With this new stamp design, the U.S. Postal Service continues its tradition of celebrating Kwanzaa. The annual Pan-African holiday, which takes place over seven days from December 26 to January 1, brings family, community, and culture together for many African Americans.
The stamp design depicts two children, a girl and a boy, standing together with a kinara (candleholder) and the seven lit candles (mishumaa saba) in front of them. They are dressed in robes akin to spiritual garments. A light-blue circle behind the children’s heads represents wholeness and unifies the figures, and a mosaic motif frames the background.
Kwanzaa is a festive time for rejoicing in the prospect of health, prosperity, and good luck in the coming year. It is also a time for contemplation and recollection of past hardships, faced by both individuals and communities, and the ways in which history can inform and impact future happiness.

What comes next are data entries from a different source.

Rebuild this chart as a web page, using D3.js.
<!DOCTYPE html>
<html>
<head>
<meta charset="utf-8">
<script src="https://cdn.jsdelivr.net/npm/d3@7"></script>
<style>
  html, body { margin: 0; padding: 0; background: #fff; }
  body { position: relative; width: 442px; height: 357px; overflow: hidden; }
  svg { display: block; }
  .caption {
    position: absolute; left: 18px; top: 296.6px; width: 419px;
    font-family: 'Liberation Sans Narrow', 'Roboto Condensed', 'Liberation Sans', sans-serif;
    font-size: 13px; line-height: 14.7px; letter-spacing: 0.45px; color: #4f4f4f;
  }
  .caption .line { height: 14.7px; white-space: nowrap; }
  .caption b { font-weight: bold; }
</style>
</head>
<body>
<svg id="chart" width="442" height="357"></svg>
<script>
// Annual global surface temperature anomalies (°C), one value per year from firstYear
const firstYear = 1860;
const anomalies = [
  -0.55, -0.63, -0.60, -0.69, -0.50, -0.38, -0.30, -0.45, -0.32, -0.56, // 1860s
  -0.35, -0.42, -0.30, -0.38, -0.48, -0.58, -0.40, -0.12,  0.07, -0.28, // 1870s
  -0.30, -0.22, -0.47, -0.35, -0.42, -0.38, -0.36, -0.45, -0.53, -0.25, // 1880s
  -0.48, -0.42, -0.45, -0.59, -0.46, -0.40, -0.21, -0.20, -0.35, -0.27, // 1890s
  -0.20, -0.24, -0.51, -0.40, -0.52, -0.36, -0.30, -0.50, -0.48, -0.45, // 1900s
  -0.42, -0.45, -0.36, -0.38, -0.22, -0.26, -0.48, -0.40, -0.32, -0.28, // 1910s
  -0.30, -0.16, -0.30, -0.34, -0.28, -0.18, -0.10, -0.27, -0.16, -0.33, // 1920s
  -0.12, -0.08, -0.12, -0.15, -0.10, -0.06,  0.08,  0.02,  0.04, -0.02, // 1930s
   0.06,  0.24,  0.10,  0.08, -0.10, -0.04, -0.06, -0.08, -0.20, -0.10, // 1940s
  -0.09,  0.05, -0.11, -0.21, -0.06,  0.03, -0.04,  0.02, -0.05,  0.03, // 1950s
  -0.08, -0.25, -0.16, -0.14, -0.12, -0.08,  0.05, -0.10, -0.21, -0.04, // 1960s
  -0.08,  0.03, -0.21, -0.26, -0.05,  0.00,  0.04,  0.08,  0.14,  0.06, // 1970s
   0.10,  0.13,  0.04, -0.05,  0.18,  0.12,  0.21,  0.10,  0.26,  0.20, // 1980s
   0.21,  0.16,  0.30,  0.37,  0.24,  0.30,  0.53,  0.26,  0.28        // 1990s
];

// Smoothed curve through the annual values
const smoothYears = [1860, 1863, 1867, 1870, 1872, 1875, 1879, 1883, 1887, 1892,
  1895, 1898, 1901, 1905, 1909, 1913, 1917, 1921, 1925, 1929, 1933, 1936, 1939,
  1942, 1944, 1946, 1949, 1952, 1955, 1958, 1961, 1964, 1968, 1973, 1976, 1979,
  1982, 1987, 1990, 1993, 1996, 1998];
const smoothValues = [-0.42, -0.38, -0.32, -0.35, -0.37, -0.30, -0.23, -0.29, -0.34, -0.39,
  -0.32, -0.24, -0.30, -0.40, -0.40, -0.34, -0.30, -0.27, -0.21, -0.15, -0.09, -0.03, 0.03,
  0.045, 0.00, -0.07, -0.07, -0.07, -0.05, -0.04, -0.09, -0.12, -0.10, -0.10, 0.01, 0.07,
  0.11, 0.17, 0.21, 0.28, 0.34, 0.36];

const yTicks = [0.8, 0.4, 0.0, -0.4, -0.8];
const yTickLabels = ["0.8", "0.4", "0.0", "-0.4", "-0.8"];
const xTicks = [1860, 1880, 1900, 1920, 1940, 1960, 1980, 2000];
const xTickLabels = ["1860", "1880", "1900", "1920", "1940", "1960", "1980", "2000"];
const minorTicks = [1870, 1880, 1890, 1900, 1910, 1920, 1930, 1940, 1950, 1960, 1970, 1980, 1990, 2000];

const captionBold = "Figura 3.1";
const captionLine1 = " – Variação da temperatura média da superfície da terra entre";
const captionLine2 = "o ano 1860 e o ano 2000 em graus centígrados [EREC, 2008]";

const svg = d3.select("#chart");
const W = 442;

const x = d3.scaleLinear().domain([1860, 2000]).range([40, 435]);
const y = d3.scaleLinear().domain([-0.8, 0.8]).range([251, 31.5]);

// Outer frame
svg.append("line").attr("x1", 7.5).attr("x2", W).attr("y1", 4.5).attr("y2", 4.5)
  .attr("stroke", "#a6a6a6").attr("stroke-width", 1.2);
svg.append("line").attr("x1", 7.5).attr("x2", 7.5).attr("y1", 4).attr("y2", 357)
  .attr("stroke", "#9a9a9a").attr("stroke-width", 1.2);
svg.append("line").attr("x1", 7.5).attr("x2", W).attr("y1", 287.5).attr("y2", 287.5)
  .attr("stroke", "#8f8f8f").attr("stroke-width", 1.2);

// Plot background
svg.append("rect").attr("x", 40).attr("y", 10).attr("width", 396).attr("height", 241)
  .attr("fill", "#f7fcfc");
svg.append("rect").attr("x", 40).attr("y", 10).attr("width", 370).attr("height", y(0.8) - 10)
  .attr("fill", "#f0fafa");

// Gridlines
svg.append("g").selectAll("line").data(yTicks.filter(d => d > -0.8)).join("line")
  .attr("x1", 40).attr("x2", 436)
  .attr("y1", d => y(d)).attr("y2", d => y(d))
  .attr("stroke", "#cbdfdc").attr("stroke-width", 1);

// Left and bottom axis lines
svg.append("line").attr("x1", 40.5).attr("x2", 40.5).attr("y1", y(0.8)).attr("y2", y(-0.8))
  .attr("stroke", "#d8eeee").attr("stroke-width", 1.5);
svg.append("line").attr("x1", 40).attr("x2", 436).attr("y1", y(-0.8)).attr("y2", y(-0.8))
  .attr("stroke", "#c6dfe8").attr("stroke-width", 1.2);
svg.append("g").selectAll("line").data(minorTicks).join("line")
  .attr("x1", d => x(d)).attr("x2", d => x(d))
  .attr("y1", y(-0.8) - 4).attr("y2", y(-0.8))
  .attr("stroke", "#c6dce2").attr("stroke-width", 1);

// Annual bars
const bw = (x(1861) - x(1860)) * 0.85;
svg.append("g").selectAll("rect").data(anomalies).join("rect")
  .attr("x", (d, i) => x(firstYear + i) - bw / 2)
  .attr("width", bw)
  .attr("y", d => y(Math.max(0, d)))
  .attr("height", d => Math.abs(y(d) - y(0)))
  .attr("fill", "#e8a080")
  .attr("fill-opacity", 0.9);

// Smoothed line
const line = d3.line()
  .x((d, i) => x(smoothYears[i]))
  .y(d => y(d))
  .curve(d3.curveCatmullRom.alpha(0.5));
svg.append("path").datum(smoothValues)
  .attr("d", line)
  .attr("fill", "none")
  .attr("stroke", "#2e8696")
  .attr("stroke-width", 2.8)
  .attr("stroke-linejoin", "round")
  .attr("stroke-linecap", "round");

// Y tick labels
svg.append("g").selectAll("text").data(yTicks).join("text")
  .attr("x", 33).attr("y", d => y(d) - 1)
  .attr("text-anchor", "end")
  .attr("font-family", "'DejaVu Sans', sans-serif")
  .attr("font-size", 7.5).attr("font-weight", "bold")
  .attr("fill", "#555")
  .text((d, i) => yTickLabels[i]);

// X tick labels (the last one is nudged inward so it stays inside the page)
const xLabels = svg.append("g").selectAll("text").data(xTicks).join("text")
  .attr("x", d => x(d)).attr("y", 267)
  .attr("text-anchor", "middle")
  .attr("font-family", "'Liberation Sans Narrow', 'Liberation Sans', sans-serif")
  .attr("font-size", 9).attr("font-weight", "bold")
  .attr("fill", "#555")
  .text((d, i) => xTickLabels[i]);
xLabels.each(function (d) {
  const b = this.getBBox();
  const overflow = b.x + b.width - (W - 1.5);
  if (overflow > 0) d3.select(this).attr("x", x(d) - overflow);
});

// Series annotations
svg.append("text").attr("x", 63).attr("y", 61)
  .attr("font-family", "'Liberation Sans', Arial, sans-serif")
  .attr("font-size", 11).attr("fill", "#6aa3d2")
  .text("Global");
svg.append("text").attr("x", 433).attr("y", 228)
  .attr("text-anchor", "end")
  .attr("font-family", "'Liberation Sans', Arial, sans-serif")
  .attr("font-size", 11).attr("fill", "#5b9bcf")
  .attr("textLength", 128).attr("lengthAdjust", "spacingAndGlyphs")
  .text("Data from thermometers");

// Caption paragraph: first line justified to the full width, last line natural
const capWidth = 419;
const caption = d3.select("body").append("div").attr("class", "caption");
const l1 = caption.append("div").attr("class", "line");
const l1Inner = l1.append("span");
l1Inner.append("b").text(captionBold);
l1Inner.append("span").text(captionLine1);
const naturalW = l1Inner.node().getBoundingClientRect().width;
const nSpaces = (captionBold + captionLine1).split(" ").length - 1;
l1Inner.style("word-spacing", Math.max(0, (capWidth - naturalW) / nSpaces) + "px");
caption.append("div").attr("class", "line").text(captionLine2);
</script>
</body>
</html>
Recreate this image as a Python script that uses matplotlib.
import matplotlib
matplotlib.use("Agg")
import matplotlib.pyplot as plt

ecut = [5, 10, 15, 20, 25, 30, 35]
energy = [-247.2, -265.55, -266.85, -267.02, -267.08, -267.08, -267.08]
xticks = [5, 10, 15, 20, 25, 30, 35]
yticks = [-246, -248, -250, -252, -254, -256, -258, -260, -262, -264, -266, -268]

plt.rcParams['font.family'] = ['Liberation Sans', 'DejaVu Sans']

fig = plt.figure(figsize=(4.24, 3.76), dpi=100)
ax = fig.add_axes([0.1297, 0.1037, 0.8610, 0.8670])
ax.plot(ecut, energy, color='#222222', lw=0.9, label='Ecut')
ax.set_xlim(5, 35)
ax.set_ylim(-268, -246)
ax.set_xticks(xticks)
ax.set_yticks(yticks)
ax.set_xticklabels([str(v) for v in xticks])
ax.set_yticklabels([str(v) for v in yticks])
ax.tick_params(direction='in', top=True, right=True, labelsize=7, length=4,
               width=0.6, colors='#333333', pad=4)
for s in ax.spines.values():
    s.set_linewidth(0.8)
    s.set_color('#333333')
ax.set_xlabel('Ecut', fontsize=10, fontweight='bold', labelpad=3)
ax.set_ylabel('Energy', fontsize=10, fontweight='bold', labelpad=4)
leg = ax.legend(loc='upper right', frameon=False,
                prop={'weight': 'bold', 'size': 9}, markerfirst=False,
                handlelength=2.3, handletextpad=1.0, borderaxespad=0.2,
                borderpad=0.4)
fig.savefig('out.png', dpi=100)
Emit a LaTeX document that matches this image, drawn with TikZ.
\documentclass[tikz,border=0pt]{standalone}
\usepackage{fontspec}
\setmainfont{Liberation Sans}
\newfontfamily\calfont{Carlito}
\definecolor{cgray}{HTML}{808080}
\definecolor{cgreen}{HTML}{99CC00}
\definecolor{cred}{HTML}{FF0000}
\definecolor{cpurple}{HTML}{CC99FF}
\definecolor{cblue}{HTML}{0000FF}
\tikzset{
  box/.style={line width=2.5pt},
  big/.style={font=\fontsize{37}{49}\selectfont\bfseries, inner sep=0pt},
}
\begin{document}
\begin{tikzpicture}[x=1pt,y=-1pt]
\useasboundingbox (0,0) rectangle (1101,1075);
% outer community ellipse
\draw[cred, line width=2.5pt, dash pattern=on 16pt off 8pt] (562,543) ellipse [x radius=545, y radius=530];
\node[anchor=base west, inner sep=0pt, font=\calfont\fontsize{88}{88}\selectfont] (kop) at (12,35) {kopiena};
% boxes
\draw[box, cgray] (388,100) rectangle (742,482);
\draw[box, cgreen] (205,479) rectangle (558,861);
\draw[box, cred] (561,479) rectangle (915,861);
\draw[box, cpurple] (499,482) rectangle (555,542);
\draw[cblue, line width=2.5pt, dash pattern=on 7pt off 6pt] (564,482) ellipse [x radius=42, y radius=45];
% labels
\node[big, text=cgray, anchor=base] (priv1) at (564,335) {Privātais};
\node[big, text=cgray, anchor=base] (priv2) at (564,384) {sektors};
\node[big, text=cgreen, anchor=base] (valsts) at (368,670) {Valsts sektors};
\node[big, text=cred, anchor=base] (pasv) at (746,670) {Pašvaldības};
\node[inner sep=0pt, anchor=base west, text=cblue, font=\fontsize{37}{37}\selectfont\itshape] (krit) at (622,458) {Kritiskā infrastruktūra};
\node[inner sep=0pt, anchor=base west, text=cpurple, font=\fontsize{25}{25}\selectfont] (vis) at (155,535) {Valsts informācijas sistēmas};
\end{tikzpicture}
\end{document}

Every year, millions of African Americans gather with friends and family throughout the week of Kwanzaa to honor the Pan-African holiday’s seven founding principles—Unity (Umoja), Self-Determination (Kujichagulia), Collective Work and Responsibility (Ujima), Cooperative Economics (Ujamaa), Purpose (Nia), Creativity (Kuumba), and Faith (Imani). With origins in ancient and modern first-harvest festivities occurring across the African continent, Kwanzaa incorporates and reimagines many communal traditions as a contemporary celebration and reaffirmation of African American culture.
Art director Antonio Alcalá designed the stamp with original artwork by Erin Robinson.